Check on your worms regularly to ensure their food doesn’t run out; I add a lump of food to my container every second or third day, depending on the age of my worm setup. The longer you have the worms, the more they seem to eat.
The only reason I ensure the food doesn’t run out is that it makes harvesting the worms so simple. I will explain that in more detail below.
How To Harvest White Worms At Home
Here is where that little plastic mesh screen comes in handy.
If you regularly check on your worms, add food when needed, and use your little mesh screen over your food, your worms will be on the mesh screen. You can then get a bowl of water and place the mesh screen in the bowl to harvest the worms quickly and easily.
Shake excess water off your mesh screen before placing it back into the container, as you don’t want too much moisture in your white worm container. You can now add more food and set the mesh screen over the food again.
You will see that there might be a little dirt in the water, so you can rinse the worms by pouring them into a very fine mesh strainer (remember, there are some tiny worms in the mix). Once you have rinsed the worms, add them to dechlorinated water or water from your fish tank to pour the whole lot into your fish tank. I like to use my dedicated turkey baster to suck a portion up and feed my fish like that.

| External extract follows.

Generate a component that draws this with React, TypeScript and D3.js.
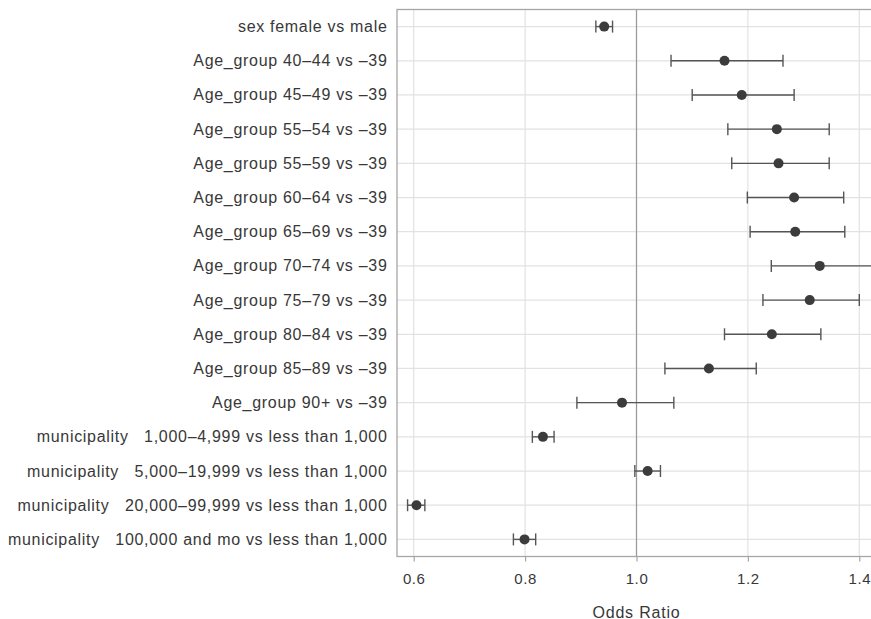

It is entirely up to you how you want to portion it to your fish, but the turkey baster works well for me, especially if you have a few tanks and need to give a bunch of fish a snack. Some people even use a dedicated syringe to suck up a portion of worms from the water.
If you didn’t check on the worms often enough and they finished all their food under the mesh screen, they would move back into the soil, which makes harvesting a little more complicated. You would now have to scoop them up or pick some off the soil and rinse them, as mentioned above. It is a bit more rinsing than anyone would like to do, as you have more soil accompanying the worms.
Keeping White Worms And The Maintenance Requirements
White worms require very little maintenance; you need to ensure their soil stays at a good moisture level and that they stay in a cool, dark area. It would be best to ensure the soil’s moisture each time you give food so you can spray (mist) a bit of water over the soil area if needed.
You should stir up the soil every two to three months to keep it loose and distribute the worm droppings. The worm droppings will mostly accumulate around the feeding areas, have an odor, and tend to acidify the soil.
To ensure you control the odor and acidity of the soil, I suggest feeding your worms twice on one side of your container around the one-year mark. You can then scoop out the other side of the soil where you haven’t fed the worms and use that soil for potting soil. Replace the removed soil with new soil and feed on that side twice a row, then remove the other half and replace it with the new mix.
If you ever want to expand your worm population, you can remove some of the worms from your plastic mesh and add them to a newly set-up container.